When I looked out into the world of other architecture and project management jobs, I just saw the same thing.  I knew I needed something different.  Something that would challenge me to become a better person.  But I had no idea what that would be and never quite had the time to figure it out.  So I set out to do something that I never thought I would do.  I quit.  I left my safe, comfortable job with no paying job on the other side.  Really, I just wanted to take a break and have the time and space to walk and talk with the Lord.  With a full-time job, marriage and child, I had given zero time to the One who has great plans for me.

So yes, I quit my job for me.  It just happens that my new boss was desperate for a new personal assistant and I was highly recommended.  His old assistant was doing a pretty good job but the boss wanted me from the very beginning and the moment he saw I was free, he snatched me up and would not let go until I said yes.

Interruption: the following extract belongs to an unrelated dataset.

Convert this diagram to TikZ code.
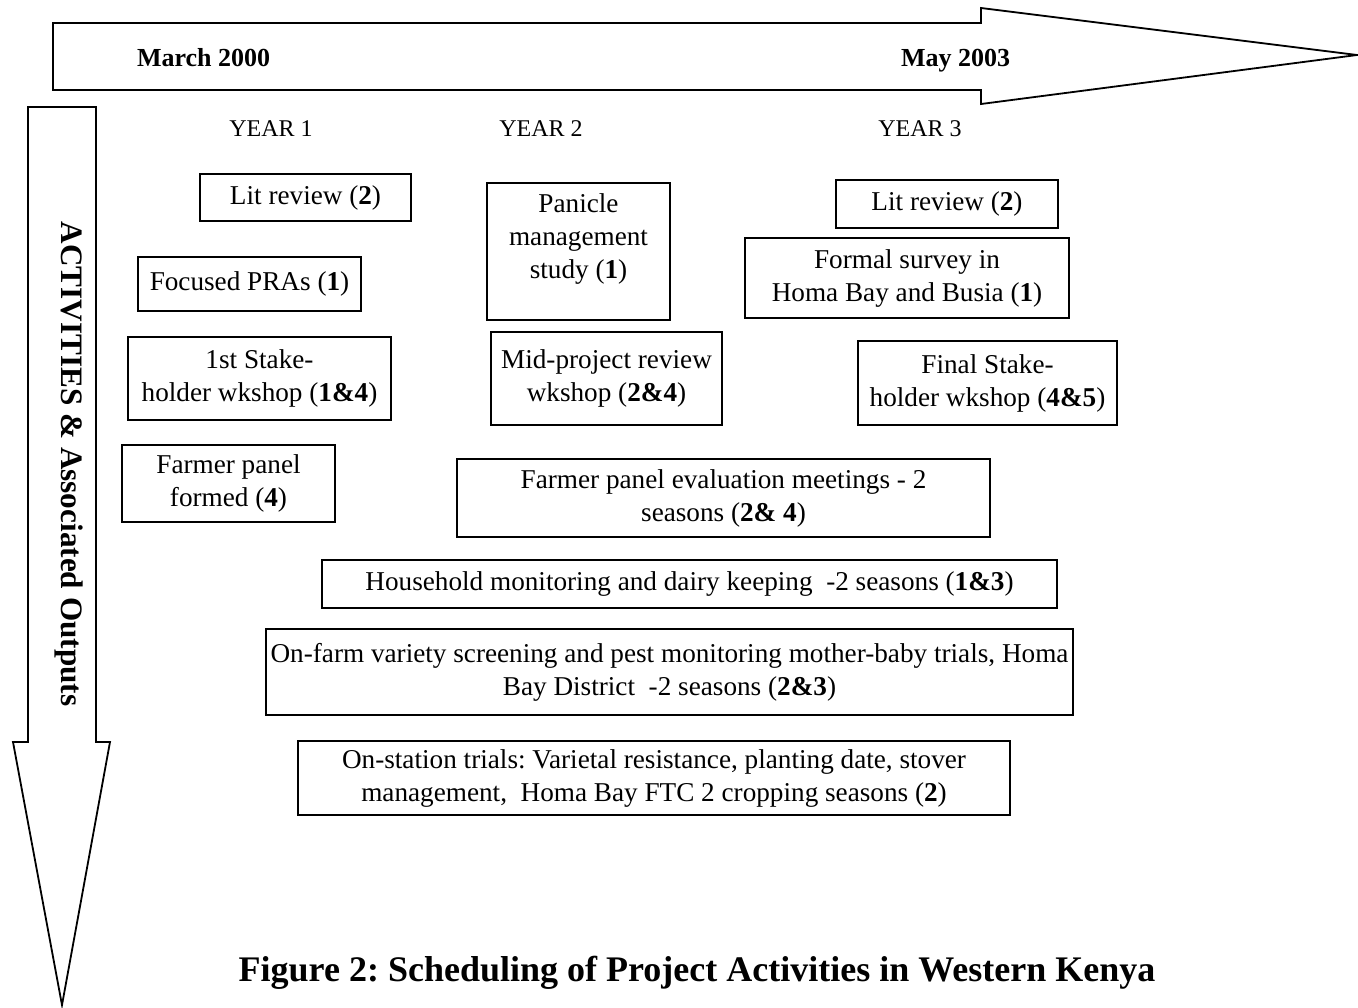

Actually he still won't let go, he's got quite the grip... Don't feel bad for the previous guy, I hear he's got a pretty good gig drawing pandas and such, which apparently he was doing on the side all along.

Being a personal assistant isn't something I ever imagined I would do.  I always saw myself in the professional world.  But while I'm taking time off to explore what's next, I figured I have time to try this out.  Mind you, this is still a full-time job and requires quite a bit of mental, emotional and physical capacity but the fact that I have time to blog already tells me that I'm getting time and rest that I didn't have before.  Each day, as the boss and I explore the world and get to spend meaningful time with new people, I hope I will get to see what God has set before me to do, perhaps not a new career but hopefully some new goals to reach for.



Comments

  1. OMG. I'm actually so f*cking proud of you right now. I'm beyond words (I hope profanity is allowed here... too late). Did you know that "Personal Assistant" also means something different in the healthcare world? For a moment, I thought you were switching jobs to be a professional ass-wiper. Then again... YOU ARE. My boo-boo is so lucky to have you.